Christian Action Research & Education, the charity supporting the effort, was one of the signatories of a letter published in The Sunday Times pointing out how children as young as 7 had viewed pornography online.

“Last month a survey for the British Board of Film Classification found that children as young as 7 had viewed hardcore pornography. Half (51 percent) of those aged 11-13 said they had seen porn, rising to 66 percent among 14-15-year-olds. The researchers concluded viewing porn is harming children's understanding of healthy relationships, sex, body image and consent. The research mirrored a Middlesex University report for the NSPCC in 2016. It found viewing porn gave children an entirely unrealistic image of sex," the letter read.

While the age verification system was supposed to go into effect in April 2018, it was never implemented and was ultimately scrapped in October 2019 after Nicky Morgan, secretary of state for digital, culture, media and sport, announced that it would not go forward, according to Premier Christian News.

Thus, four companies — AgeChecked Ltd, VeriMe, AVYourself and AVSecure — are setting in motion a judicial review against the government. Morgan did not have the authority to ditch the policy after Parliament had approved it and was supposed to only determine when the program would be implemented, the four companies maintain. The companies said that scrapping the measure was an "abuse of power." They are now seeking approximately £3 million ($3,914,100) in damages for money lost in developing the age verification technology.

"It is tragic that it has come to this, but if it forces the government's hand so age verification is finally introduced, then so be it," James Mildred, communications manager for the Christian charity CARE, told Premier. "The U.K. had the opportunity to be the world leader by pioneering effective age checks technology, only for the government to give up."

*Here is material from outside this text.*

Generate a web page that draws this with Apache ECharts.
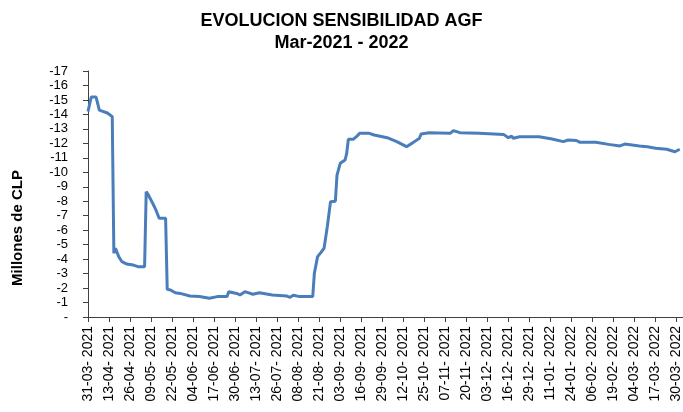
<!DOCTYPE html>
<html>
<head>
<meta charset="utf-8">
<script src="https://cdn.jsdelivr.net/npm/echarts@6/dist/echarts.min.js"></script>
<style>
  html, body { margin: 0; padding: 0; background: #fff; }
  #chart { width: 683px; height: 412px; }
</style>
</head>
<body>
<div id="chart"></div>
<script>
// puntos (fecha, millones de CLP)
var fechas = ['31-03-2021', '02-04-2021', '05-04-2021', '07-04-2021', '12-04-2021', '15-04-2021',
    '16-04-2021', '17-04-2021', '19-04-2021', '21-04-2021', '24-04-2021', '28-04-2021',
    '01-05-2021', '05-05-2021', '06-05-2021', '07-05-2021', '10-05-2021', '12-05-2021',
    '14-05-2021', '18-05-2021', '19-05-2021', '21-05-2021', '24-05-2021', '27-05-2021',
    '02-06-2021', '08-06-2021', '14-06-2021', '19-06-2021', '25-06-2021', '26-06-2021',
    '01-07-2021', '03-07-2021', '06-07-2021', '11-07-2021', '15-07-2021', '23-07-2021',
    '01-08-2021', '03-08-2021', '05-08-2021', '09-08-2021', '17-08-2021', '18-08-2021',
    '20-08-2021', '22-08-2021', '24-08-2021', '26-08-2021', '28-08-2021', '31-08-2021',
    '01-09-2021', '02-09-2021', '03-09-2021', '06-09-2021', '07-09-2021', '08-09-2021',
    '11-09-2021', '13-09-2021', '15-09-2021', '21-09-2021', '24-09-2021', '02-10-2021',
    '08-10-2021', '14-10-2021', '18-10-2021', '22-10-2021', '23-10-2021', '28-10-2021',
    '10-11-2021', '12-11-2021', '16-11-2021', '28-11-2021', '13-12-2021', '16-12-2021',
    '18-12-2021', '19-12-2021', '23-12-2021', '04-01-2022', '12-01-2022', '19-01-2022',
    '22-01-2022', '27-01-2022', '29-01-2022', '08-02-2022', '16-02-2022', '23-02-2022',
    '26-02-2022', '07-03-2022', '12-03-2022', '13-03-2022', '17-03-2022', '24-03-2022',
    '26-03-2022', '29-03-2022', '01-04-2022'];
var valores = [-14.2, -15.2, -15.2, -14.3, -14.1, -13.85,
    -4.4, -4.75, -4.17, -3.82, -3.66, -3.59,
    -3.48, -3.48, -8.66, -8.5, -7.86, -7.4,
    -6.82, -6.82, -1.91, -1.87, -1.68, -1.63,
    -1.45, -1.41, -1.29, -1.41, -1.41, -1.75,
    -1.63, -1.52, -1.75, -1.57, -1.68, -1.52,
    -1.45, -1.36, -1.5, -1.41, -1.41, -3.02,
    -4.17, -4.45, -4.75, -6.24, -7.97, -8.0,
    -9.8, -9.8, -10.62, -10.85, -11.3, -12.28,
    -12.28, -12.46, -12.69, -12.69, -12.58, -12.39,
    -12.12, -11.77, -12.05, -12.35, -12.65, -12.74,
    -12.69, -12.88, -12.74, -12.69, -12.62, -12.39,
    -12.5, -12.35, -12.46, -12.46, -12.3, -12.12,
    -12.23, -12.2, -12.08, -12.08, -11.93, -11.82,
    -11.95, -11.82, -11.77, -11.88, -11.66, -11.59,
    -11.52, -11.42, -11.59];

// eje x: un dia por categoria, etiqueta cada 13 dias
var inicio = Date.UTC(2021, 2, 31);
var fin = Date.UTC(2022, 3, 3);
var dias = [];
function fmt(t) {
    var d = new Date(t);
    var dd = ('0' + d.getUTCDate()).slice(-2);
    var mm = ('0' + (d.getUTCMonth() + 1)).slice(-2);
    return dd + '-' + mm + '-' + d.getUTCFullYear();
}
for (var t = inicio; t <= fin; t += 86400000) {
    dias.push(fmt(t));
}
var cadaN = 13;

var serie = [];
for (var i = 0; i < fechas.length; i++) {
    serie.push([fechas[i], valores[i]]);
}

var chart = echarts.init(document.getElementById('chart'));
var font = '"Liberation Sans", Arial, sans-serif';
var option = {
    animation: false,
    title: {
        text: 'EVOLUCION SENSIBILIDAD AGF\nMar-2021 - 2022',
        left: 'center',
        top: 5,
        textStyle: {
            fontFamily: font,
            fontSize: 18,
            fontWeight: 'bold',
            color: '#000',
            lineHeight: 22
        }
    },
    graphic: [{
        type: 'text',
        x: 18,
        y: 228,
        rotation: Math.PI / 2,
        style: {
            text: 'Millones de CLP',
            font: 'bold 15px ' + font,
            fill: '#000',
            align: 'center',
            verticalAlign: 'middle'
        }
    }],
    grid: {
        left: 88,
        right: 0,
        top: 71,
        bottom: 95,
        containLabel: false,
        outerBoundsMode: 'none'
    },
    xAxis: {
        type: 'category',
        data: dias,
        boundaryGap: false,
        axisLine: { lineStyle: { color: '#404040', width: 1 } },
        axisTick: {
            interval: function (idx) { return idx % cadaN === 0; },
            length: 5,
            lineStyle: { color: '#404040' }
        },
        axisLabel: {
            interval: function (idx) { return idx % cadaN === 0; },
            rotate: 90,
            margin: 9,
            color: '#000',
            fontFamily: font,
            fontSize: 14,
            formatter: function (v) { return v.slice(0, 6) + ' ' + v.slice(6); }
        },
        splitLine: { show: false }
    },
    yAxis: {
        type: 'value',
        inverse: true,
        min: -17,
        max: 0,
        interval: 1,
        axisLine: { show: true, lineStyle: { color: '#404040', width: 1 } },
        axisTick: { show: true, length: 5, lineStyle: { color: '#404040' } },
        axisLabel: {
            margin: 20,
            color: '#000',
            fontFamily: font,
            fontSize: 13,
            formatter: function (v) { return v === 0 ? '-' : String(v); }
        },
        splitLine: { show: false }
    },
    series: [{
        type: 'line',
        data: serie,
        showSymbol: false,
        lineStyle: { color: '#4a7ebb', width: 3 },
        itemStyle: { color: '#4a7ebb' }
    }]
};
chart.setOption(option);
</script>
</body>
</html>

Although the pornography industry is mammoth in size and scope and thus seems impossible to regulate, age verification systems that help to protect minors from exposure to it have been seen as an effect tool to halt its influence.

Mildred noted that should the government support Baroness Howe's bill, which was introduced in the House of Lords on Jan. 21, the situation can be remedied.

"Her bill would place a duty on the government to set an implementation date for age verification to be introduced, which is the same outcome being pursued through this legal challenge," Mildred said.

"Protecting children online is an urgent priority in a day and age when children as young as 7 are accidentally coming across porn online."

Howe has been a longtime campaigner against online smut and has previously stressed the need for the government to close loopholes in legislation aimed at restraining the influence of sexually explicit content.

She wrote in the Daily Telegraph in 2018 that it's an “extraordinary consequence” of the under-aged crackdown that “incredibly lifelike computer-generated” child abuse images should be accessible online to adults.

In the United Sates conservative legislators and intellectuals — including four Republican members of the House of Representatives and Princeton University professor of jurisprudence Robert P. George — are asking Attorney General Bill Barr to address the scourge of porn with the appropriate legal tools available in keeping with then-candidate Donald Trump's 2016 presidential campaign pledge to enforce existing obscenity laws.

Elsewhere in the U.S., 15 state legislatures have passed resolutions declaring pornography as a public health crisis, linking it to domestic violence and human trafficking.